Last week, U.S. Rep. Ted Yoho, R-Fla., introduced a proposal to have the U.S. Interior Department begin a study of where the Rosewood massacre took place in 1923, the first step in designating the site for a national historic landmark and opening the door to perhaps including it in the National Park System.
Rosewood, which was in Levy County, was the site of race riots as white Floridians destroyed that largely African-American town. While official statistics record six African Americans and two whites were killed in Rosewood in the first week of 1923, unofficial estimates range from 27 to 150 deaths.
Yoho weighed in last week on why he introduced the bill.

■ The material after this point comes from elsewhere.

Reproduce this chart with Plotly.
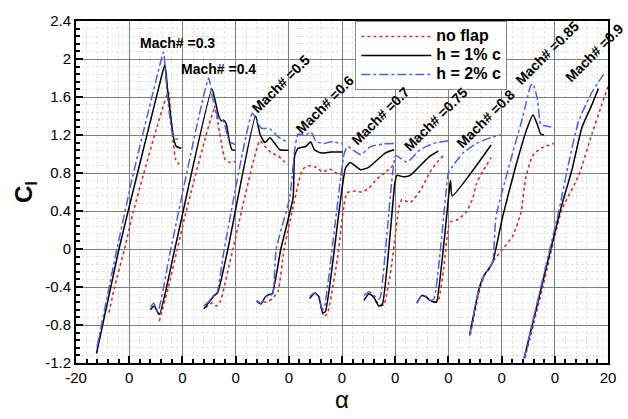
import plotly.graph_objects as go

# Lift coefficient vs angle of attack, one shifted segment per Mach number
MACH_LABELS = ["0.3", "0.4", "0.5", "0.6", "0.7", "0.75", "0.8", "0.85", "0.9"]

# --- no flap (red dotted) ---
NOFLAP_X = [
    [-17.52, -17.10, -16.35, -15.68, -13.05, -12.87, -12.68, -12.50, -12.25],
    [-13.74, -13.05, -12.38, -11.71, -9.57, -9.27, -9.03, -8.78, -8.40, -8.03],
    [-10.27, -9.80, -9.45, -9.15, -8.20, -6.17, -5.80, -5.30, -4.80, -4.43, -4.01],
    [-5.90, -5.55, -5.20, -4.80, -4.35, -3.19, -2.95, -2.57, -1.95, -1.45, -0.95, -0.33, 0.04],
    [-1.60, -1.35, -1.10, -0.34, 0.37, 0.91, 1.53, 2.03, 2.64, 3.20, 3.92],
    [2.50, 2.90, 3.14, 3.70, 4.30, 4.51, 5.12, 5.87, 6.62, 7.24, 7.61],
    [6.90, 7.24, 7.65, 8.11, 8.73, 9.35, 9.85, 10.09, 10.59, 11.21],
    [9.65, 10.40, 10.75, 11.10, 11.34, 12.08, 12.83, 13.45, 13.80, 14.32, 14.94, 15.93],
    [13.75, 15.10, 16.50, 17.80, 18.79, 19.53, 20.03],
]
NOFLAP_Y = [
    [-0.67, -0.40, 0.00, 0.40, 1.65, 1.38, 1.11, 0.94, 0.89],
    [-0.76, -0.40, 0.00, 0.40, 1.48, 1.28, 1.08, 0.94, 0.91, 0.92],
    [-0.62, -0.57, -0.60, -0.55, 0.00, 1.14, 1.08, 1.01, 0.98, 0.93, 0.89],
    [-0.56, -0.55, -0.52, -0.44, 0.00, 0.74, 0.84, 0.876, 0.86, 0.81, 0.843, 0.79, 0.78],
    [-0.60, -0.71, -0.68, -0.10, 0.59, 0.61, 0.60, 0.64, 0.74, 0.80, 0.89],
    [-0.55, -0.58, -0.59, -0.20, 0.45, 0.52, 0.49, 0.61, 0.81, 0.93, 0.98],
    [-0.56, -0.54, -0.20, 0.28, 0.31, 0.39, 0.54, 0.68, 0.82, 0.96],
    [-0.90, -0.40, -0.27, -0.20, -0.135, 0.00, 0.135, 0.38, 0.74, 0.98, 1.06, 1.11],
    [-1.15, -0.40, 0.40, 0.775, 1.21, 1.52, 1.72],
]

# --- h = 1% c (black solid) ---
H1_X = [
    [-18.46, -16.77, -15.48, -13.74, -13.32, -13.12, -12.87, -12.63, -12.45, -12.08],
    [-14.41, -14.12, -13.74, -12.57, -9.78, -9.52, -9.27, -9.07, -8.90, -8.70, -8.48, -8.28, -8.03],
    [-10.39, -10.00, -9.60, -9.35, -8.58, -6.50, -6.17, -5.80, -5.42, -5.05, -4.68, -4.01],
    [-6.42, -6.09, -5.80, -5.50, -5.25, -4.60, -3.68, -3.56, -3.31, -2.70, -2.37, -2.07, -1.58, -0.83, 0.04],
    [-2.43, -2.05, -1.75, -1.45, -1.25, 0.26, 0.61, 1.40, 2.00, 3.25, 3.92],
    [1.65, 2.03, 2.40, 2.77, 3.02, 3.98, 4.13, 4.63, 5.12, 5.87, 6.62, 7.24],
    [5.62, 6.00, 6.37, 6.61, 6.99, 7.11, 8.05, 8.16, 8.28, 11.21],
    [9.59, 10.34, 10.71, 11.08, 11.34, 12.08, 13.07, 13.94, 14.36, 14.69, 14.94, 15.18],
    [13.69, 15.00, 16.40, 17.30, 18.04, 18.79, 19.28],
]
H1_Y = [
    [-1.10, 0.00, 0.74, 1.72, 1.94, 1.685, 1.38, 1.146, 1.08, 1.06],
    [-0.64, -0.60, -0.69, 0.00, 1.685, 1.55, 1.40, 1.35, 1.355, 1.315, 1.146, 1.045, 1.04],
    [-0.63, -0.56, -0.49, -0.46, 0.00, 1.40, 1.21, 1.12, 1.17, 1.11, 1.045, 1.04],
    [-0.55, -0.58, -0.51, -0.48, -0.47, 0.00, 0.54, 0.98, 1.06, 1.08, 1.13, 1.045, 1.01, 1.02, 1.02],
    [-0.52, -0.465, -0.50, -0.67, -0.66, 0.85, 0.91, 0.835, 0.86, 1.01, 1.045],
    [-0.54, -0.47, -0.51, -0.60, -0.59, 0.70, 0.775, 0.76, 0.775, 0.876, 0.977, 1.03],
    [-0.57, -0.49, -0.51, -0.54, -0.56, -0.56, 0.60, 0.72, 0.56, 1.095],
    [-0.91, -0.40, -0.27, -0.20, -0.135, 0.34, 0.876, 1.28, 1.41, 1.31, 1.21, 1.20],
    [-1.15, -0.40, 0.40, 0.84, 1.28, 1.52, 1.69],
]

# --- h = 2% c (blue dash-dot) ---
H2_X = [
    [-18.42, -16.92, -15.78, -13.85, -13.42, -13.20, -13.00, -12.75, -12.55, -12.13],
    [-14.41, -14.15, -13.85, -12.87, -10.02, -9.78, -9.52, -9.30, -9.05, -8.85, -8.60, -8.35, -8.03],
    [-10.39, -10.00, -9.60, -9.40, -8.85, -6.74, -6.29, -6.05, -5.42, -4.80, -4.01],
    [-6.42, -6.09, -5.80, -5.42, -5.20, -4.95, -3.93, -3.55, -3.31, -2.82, -2.32, -1.95, -1.33, -0.83, 0.06],
    [-2.43, -2.05, -1.75, -1.45, -1.30, 0.16, 0.41, 1.40, 2.14, 3.14, 3.92],
    [1.65, 2.05, 2.40, 2.77, 2.90, 3.76, 4.01, 4.13, 4.88, 5.87, 6.87, 7.99],
    [5.62, 6.00, 6.37, 6.61, 6.90, 7.99, 8.10, 9.10, 10.09, 11.33, 11.95],
    [9.59, 10.34, 10.71, 11.08, 11.34, 11.58, 12.83, 13.57, 14.19, 14.36, 14.69, 14.94, 15.18, 15.93],
    [13.69, 14.95, 16.30, 17.05, 17.80, 18.79, 19.83],
]
H2_Y = [
    [-1.03, 0.00, 0.74, 1.85, 2.07, 1.72, 1.45, 1.21, 1.16, 1.16],
    [-0.61, -0.57, -0.66, 0.00, 1.80, 1.62, 1.47, 1.38, 1.37, 1.33, 1.18, 1.12, 1.10],
    [-0.60, -0.55, -0.48, -0.46, 0.00, 1.43, 1.315, 1.27, 1.265, 1.18, 1.12],
    [-0.54, -0.57, -0.51, -0.49, -0.47, 0.00, 0.54, 1.05, 1.21, 1.196, 1.23, 1.13, 1.11, 1.13, 1.106],
    [-0.50, -0.46, -0.52, -0.64, -0.60, 1.00, 1.078, 0.994, 1.078, 1.106, 1.11],
    [-0.49, -0.45, -0.49, -0.53, -0.50, 0.74, 0.98, 0.98, 0.915, 1.045, 1.11, 1.14],
    [-0.57, -0.49, -0.50, -0.54, -0.53, 0.80, 0.83, 1.01, 1.11, 1.18, 1.20],
    [-0.91, -0.40, -0.27, -0.20, -0.135, 0.34, 1.01, 1.38, 1.72, 1.74, 1.58, 1.31, 1.30, 1.28],
    [-1.15, -0.40, 0.40, 0.91, 1.35, 1.65, 1.87],
]

# Mach label anchor points (alpha, Cl) and rotation
LABEL_X = [-12.4, -9.25, -4.62, -1.34, 2.89, 7.05, 10.78, 15.43, 18.96]
LABEL_Y = [2.17, 1.90, 1.74, 1.52, 1.40, 1.37, 1.37, 2.06, 2.06]
LABEL_ANGLE = [0, 0, -45, -45, -45, -45, -45, -45, -45]

X_TICKS = [-20, -16, -12, -8, -4, 0, 4, 8, 12, 16, 20]
X_TICKTEXT = ["-20", "0", "0", "0", "0", "0", "0", "0", "0", "0", "20"]
Y_TICKS = [-1.2, -0.8, -0.4, 0, 0.4, 0.8, 1.2, 1.6, 2, 2.4]
Y_TICKTEXT = ["-1.2", "-0.8", "-0.4", "0", "0.4", "0.8", "1.2", "1.6", "2", "2.4"]

SERIES = [
    ("no flap", NOFLAP_X, NOFLAP_Y, dict(color="#e3262a", width=1.6, dash="dot")),
    ("h = 1% c", H1_X, H1_Y, dict(color="#000000", width=1.5, dash="solid")),
    ("h = 2% c", H2_X, H2_Y, dict(color="#4c5ef2", width=1.5, dash="dashdot")),
]

fig = go.Figure()
for name, xs, ys, line in SERIES:
    for i, (x, y) in enumerate(zip(xs, ys)):
        fig.add_trace(go.Scatter(
            x=x, y=y, mode="lines", line=dict(shape="spline", smoothing=0.5, **line),
            name=f'<span style="font-size:16px"><b>{name}</b></span>',
            legendgroup="curves", showlegend=(i == 0),
        ))

for lbl, lx, ly, ang in zip(MACH_LABELS, LABEL_X, LABEL_Y, LABEL_ANGLE):
    fig.add_annotation(
        x=lx, y=ly, text=f"<b>Mach# ={lbl}</b>", showarrow=False,
        textangle=ang, font=dict(family="Liberation Sans", size=14, color="black"),
    )

axis_common = dict(
    showline=True, linecolor="black", linewidth=2, mirror=True,
    ticks="inside", ticklen=7, tickwidth=1.5, tickcolor="black",
    showgrid=True, gridcolor="#7f7f7f", gridwidth=1,
    zeroline=False,
    tickfont=dict(family="Liberation Sans", size=15, color="black"),
)
minor_grid = dict(ticks="inside", ticklen=4, tickcolor="black",
                  showgrid=True, gridcolor="#e4e4e4", griddash="3px,2px", gridwidth=1)

fig.update_xaxes(
    range=[-20, 20], tickmode="array", tickvals=X_TICKS, ticktext=X_TICKTEXT,
    minor=dict(dtick=0.8, tick0=-20, **minor_grid),
    title=dict(text="α", font=dict(family="Liberation Sans", size=24, color="black"), standoff=4),
    **axis_common,
)
fig.update_yaxes(
    range=[-1.2, 2.4], tickmode="array", tickvals=Y_TICKS, ticktext=Y_TICKTEXT,
    minor=dict(dtick=0.08, tick0=-1.2, **minor_grid),
    title=dict(text="<b>C<sub>l</sub></b>", font=dict(family="Liberation Sans", size=24, color="black"), standoff=6),
    **axis_common,
)

fig.update_layout(
    width=628, height=419,
    margin=dict(l=76, r=15, t=16, b=47),
    paper_bgcolor="white", plot_bgcolor="white",
    legend=dict(
        x=0.525, y=1.0, xanchor="left", yanchor="top",
        bgcolor="white", bordercolor="#888888", borderwidth=1,
        font=dict(family="Liberation Sans", size=12, color="black"),
        itemwidth=70, tracegroupgap=0,
    ),
)

fig.write_html("out.html")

“The events that took place in Rosewood, Florida, January 1923, are a dark chapter in our state’s history and the nation,” Yoho said. “With the introduction of this legislation, we hope to honor those, both white and black, who were unjustly killed as a result of the Rosewood Massacre. In order to learn from history, our society must make sure to remember it. I want to thank my dear friend Ms. Lizzie Jenkins of the Real Rosewood Foundation for her passionate determination to make this happen.”

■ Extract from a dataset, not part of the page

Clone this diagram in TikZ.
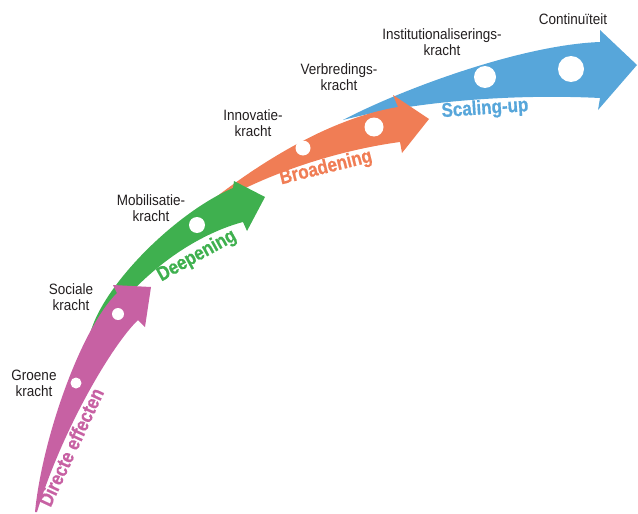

“For almost 60 years, this tragedy went unnoticed until 1982 when a reporter for the Saint Petersburg Times began to investigate the massacre. In 1993, the state of Florida formally investigated and passed a law providing compensation to the victims for the losses and creating a scholarship fund,” Yoho’s office noted.

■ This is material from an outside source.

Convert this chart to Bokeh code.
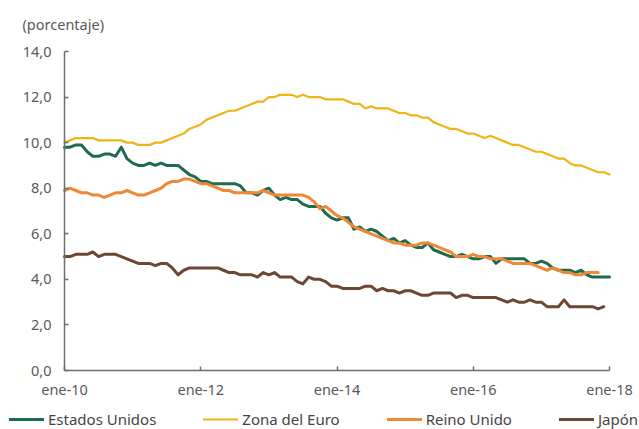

U.S. Reps. Gus Bilirakis, R-Fla., Mario Diaz Balart, R-Fla., Lois Frankel, D-Fla., Alcee Hastings, D-Fla., Al Lawson, D-Fla., John Rutherford, R-Fla., Darren Soto, D-Fla., Donna Shalala, D-Fla., and Ross Spano, R-Fla., are cosponsoring Yoho’s bill.
Yoho’s legislation was sent to the U.S. House Natural Resources Committee. So far, there is no companion measure over in the U.S. Senate.